What lingers after reading is the portrait of a woman who has spent her life being called too much: too ambitious, too cold, too proud, too intense. Carrie Soto Is Back turns those judgments into the heart of the story. It asks why people are unsettled by a woman who wants history, and whether greatness can be worth the loneliness it creates.
This novel is for readers who enjoy character-driven fiction, sports stories, comeback arcs, complicated heroines, and emotionally satisfying narratives about ambition. It will appeal to an audience that likes strong female protagonists, tense competition, family relationships, and books where the central question is not only who wins, but what winning has cost.
- For readers who want a gripping tennis novel with emotional depth.
- For fans of stories about ambition, legacy, rivalry, and second chances.
- For those drawn to complex heroines who refuse to be softened for approval.
- For readers who enjoy sports drama, father-daughter relationships, and comeback narratives.

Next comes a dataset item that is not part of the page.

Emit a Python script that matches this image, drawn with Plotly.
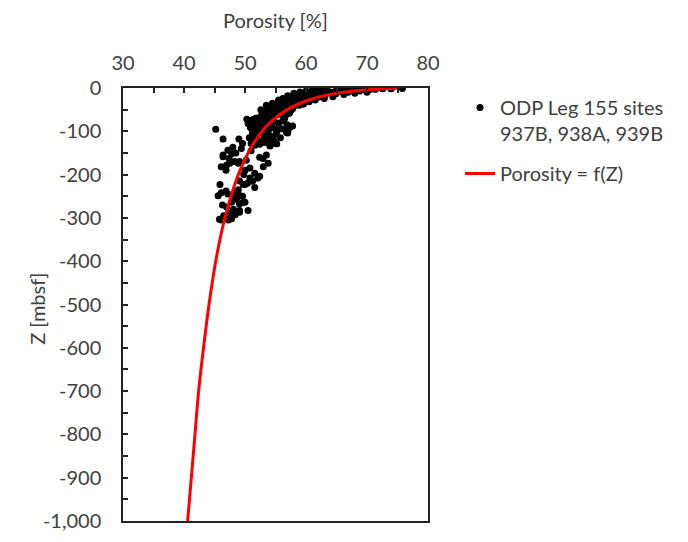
import plotly.graph_objects as go

# ---- fitted curve Porosity = f(Z) ----
curve_z = [0, -1, -2, -5, -10, -20, -30, -50, -75, -100, -150, -200, -300, -400, -500, -600, -700, -800, -900, -1000]
curve_p = [75.0, 73.4, 72.2, 69.3, 66.1, 62.3, 60.0, 56.9, 54.5, 52.8, 50.5, 48.9, 46.7, 45.2, 44.1, 43.2, 42.4, 41.8, 41.2, 40.6]

# ---- ODP Leg 155 observations (porosity %, depth mbsf) ----
p_top = [75.8, 73.9, 72.6, 71.4, 70.6, 69.8, 69.0, 68.3, 67.6, 67.0, 66.4, 65.8, 65.1, 64.6, 64.0, 63.5, 62.9, 66.9, 68.8, 70.1, 63.2, 64.9, 62.3, 61.7,
         60.0, 61.0, 62.0, 63.0, 65.0, 66.0, 67.0, 71.0, 72.5, 74.0, 68.0, 70.0, 66.2, 64.4]
z_top = [-1, -2, -2, -3, -3, -4, -4, -5, -6, -5, -7, -8, -8, -10, -9, -11, -12, -10, -7, -6, -15, -13, -15, -13,
         -7, -6, -5, -4, -5, -4, -3, -2, -1, -1, -12, -10, -15, -20]

p_band = [61.2, 60.6, 60.1, 59.5, 59.0, 58.4, 57.9, 57.4, 56.9, 56.3, 55.8, 61.8, 60.9, 59.8, 58.8, 57.8, 56.7, 55.5, 62.4, 61.4, 60.3, 59.2, 58.1, 57.0, 56.0,
          53.5, 54.5, 55.5, 56.2, 57.0, 58.0, 59.0, 54.0, 55.0, 56.5, 57.5, 58.5, 59.5, 60.5, 61.5, 62.5, 63.5, 59.5, 60.5, 61.5, 63.0]
z_band = [-16, -18, -20, -22, -24, -26, -29, -31, -33, -36, -38, -22, -26, -29, -33, -37, -41, -44, -20, -23, -25, -30, -35, -28, -31,
          -40, -35, -28, -24, -18, -12, -9, -45, -38, -30, -25, -20, -15, -12, -10, -9, -7, -37, -32, -28, -24]

p_mid = [54.9, 54.3, 53.7, 53.2, 52.8, 55.6, 56.4, 57.2, 58.0, 58.9, 59.6, 54.0, 55.1, 56.0, 56.9, 57.8, 53.0, 52.4, 51.8, 54.6, 55.8, 57.3,
         57.0, 57.5, 56.5, 53.5, 52.6]
z_mid = [-46, -49, -52, -55, -58, -50, -47, -45, -42, -40, -37, -60, -56, -54, -52, -48, -65, -68, -70, -64, -62, -58,
         -60, -52, -70, -62, -50]

p_dense = [50.3, 50.8, 51.3, 51.9, 52.4, 53.0, 53.6, 54.2, 50.5, 51.1, 51.7, 52.3, 52.9, 53.5, 54.1, 54.8, 55.5, 56.2, 56.9, 57.4,
           50.9, 51.5, 52.1, 52.7, 53.3, 53.9, 54.5, 55.3, 56.0, 56.8, 51.2, 51.8, 52.5, 53.1, 53.8, 54.4, 55.1, 55.8,
           50.7, 51.4, 52.0, 52.8, 53.4, 54.0, 54.7, 51.0, 51.6, 52.4, 53.2, 54.1, 55.0, 57.8, 57.0, 56.6]
z_dense = [-72, -75, -73, -70, -76, -74, -72, -71, -82, -85, -80, -84, -79, -86, -83, -78, -81, -76, -85, -90,
           -92, -95, -90, -97, -93, -96, -92, -98, -94, -99, -104, -108, -102, -110, -105, -112, -106, -115,
           -115, -120, -118, -124, -116, -122, -120, -128, -132, -130, -126, -134, -128, -88, -104, -95]

p_scatter = [45.2, 46.4, 49.0, 48.0, 47.2, 47.8, 46.4, 49.4, 47.4, 46.1, 47.0, 48.9, 50.2, 50.8, 51.6, 53.0, 53.5, 54.1, 55.2, 56.8,
             57.1, 55.1, 48.5, 49.6, 50.0, 52.4, 51.0, 49.8, 48.3, 46.9, 47.5, 49.1, 52.4, 53.8, 52.95, 46.4]
z_scatter = [-95, -118, -118, -137, -144, -152, -159, -140, -163, -182, -178, -174, -167, -185, -197, -182, -155, -133, -129, -103,
             -95, -95, -150, -128, -190, -160, -145, -200, -170, -190, -174, -170, -204, -174, -163, -155]

p_deep = [50.8, 52.1, 50.0, 51.1, 51.6, 45.9, 46.1, 45.6, 47.2, 48.3, 48.6, 47.8, 49.1, 50.0, 50.5, 49.1, 47.5, 46.7, 46.1, 47.8,
          48.9, 47.0, 46.5, 48.1, 49.6, 50.4, 47.3, 46.3, 45.8, 48.4, 51.3, 49.7, 49.1, 46.9, 48.0, 48.9, 49.7, 49.1, 46.4, 47.8]
z_deep = [-208, -208, -223, -215, -230, -223, -242, -249, -245, -242, -257, -264, -268, -264, -283, -287, -290, -302, -305, -298,
          -235, -275, -295, -280, -250, -220, -305, -270, -303, -293, -215, -223, -215, -238, -253, -245, -264, -283, -302, -302]

obs_p = p_top + p_band + p_mid + p_dense + p_scatter + p_deep
obs_z = z_top + z_band + z_mid + z_dense + z_scatter + z_deep

x_ticks = [30, 40, 50, 60, 70, 80]
y_ticks = [0, -100, -200, -300, -400, -500, -600, -700, -800, -900, -1000]
y_labels = ["0", "-100", "-200", "-300", "-400", "-500", "-600", "-700", "-800", "-900", "-1,000"]

FONT = "Lato"
TXT = "#404040"
FS = 20

fig = go.Figure()
fig.add_trace(go.Scatter(
    x=obs_p, y=obs_z, mode="markers", legendgroup="obs",
    name="ODP Leg 155 sites<br>937B, 938A, 939B",
    marker=dict(color="black", size=7),
))
fig.add_trace(go.Scatter(
    x=curve_p, y=curve_z, mode="lines", legendgroup="fit",
    name="Porosity = f(Z)",
    line=dict(color="#ff0000", width=3, shape="spline"),
))

fig.update_layout(
    width=688, height=542,
    margin=dict(l=123, r=260, t=88, b=10),
    paper_bgcolor="white", plot_bgcolor="white",
    font=dict(family=FONT, size=FS, color=TXT),
    legend=dict(x=1.105, y=1.0, xanchor="left", yanchor="top",
                valign="top", font=dict(size=FS, color=TXT),
                tracegroupgap=11, bgcolor="rgba(0,0,0,0)"),
    showlegend=True,
    annotations=[
        dict(text="Porosity [%]", xref="paper", yref="paper", x=0.5, y=(542 - 88 + 70) / 444 - (542 - 88 - 444) / 444,
             xanchor="center", yanchor="middle", showarrow=False, font=dict(size=FS, color=TXT)),
        dict(text="Z [mbsf]", xref="paper", yref="paper", x=(37 - 123) / 305, y=0.49,
             xanchor="center", yanchor="middle", textangle=-90, showarrow=False, font=dict(size=FS, color=TXT)),
    ],
)
fig.update_xaxes(
    side="top", range=[30, 80], tickvals=x_ticks,
    ticks="inside", ticklen=5, tickwidth=1.5, tickcolor="#222",
    minor=dict(ticks="inside", dtick=5, ticklen=5, tickwidth=1.5, tickcolor="#222"),
    showline=True, linecolor="#222", linewidth=1.5, mirror=True,
    showgrid=False, zeroline=False,
    ticklabelstandoff=8,
)
fig.update_yaxes(
    range=[-1000, 0], tickvals=y_ticks, ticktext=y_labels,
    ticks="inside", ticklen=5, tickwidth=1.5, tickcolor="#222",
    minor=dict(ticks="inside", dtick=50, ticklen=5, tickwidth=1.5, tickcolor="#222"),
    showline=True, linecolor="#222", linewidth=1.5, mirror=True,
    showgrid=False, zeroline=False,
    ticklabelstandoff=16,
)

fig.write_html("out.html")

- For anyone looking for a powerful story about greatness and the price of chasing it.
One reason to read this novel is Carrie herself. She is difficult, brilliant, proud, and vulnerable in ways she does not always understand. Her flaws make her compelling because they are tied to the same qualities that made her extraordinary. The story does not ask readers to approve of her every choice; it asks them to understand the hunger behind them.
Another reason is the tennis writing. The matches feel strategic and emotional, with every point carrying more than athletic consequence. Reid uses the sport to reveal character: patience, fear, instinct, anger, discipline, and the moment when an athlete must decide whether to trust the body that has carried her this far.
The novel also stands out because of its father-daughter relationship. Javier and Carrie share a bond built on love, training, sacrifice, and pressure. Their scenes give the book its deepest tenderness, showing that even a career defined by individual victory is shaped by the people who stood courtside and believed first.
Carrie Soto Is Back is a thrilling and moving choice for readers who want a novel about competition, resilience, and the hunger to be remembered. It invites you onto the court with a champion who has everything to prove, not only to the world that doubts her comeback, but to herself, as she learns what it means to fight for greatness without losing the life beyond the game.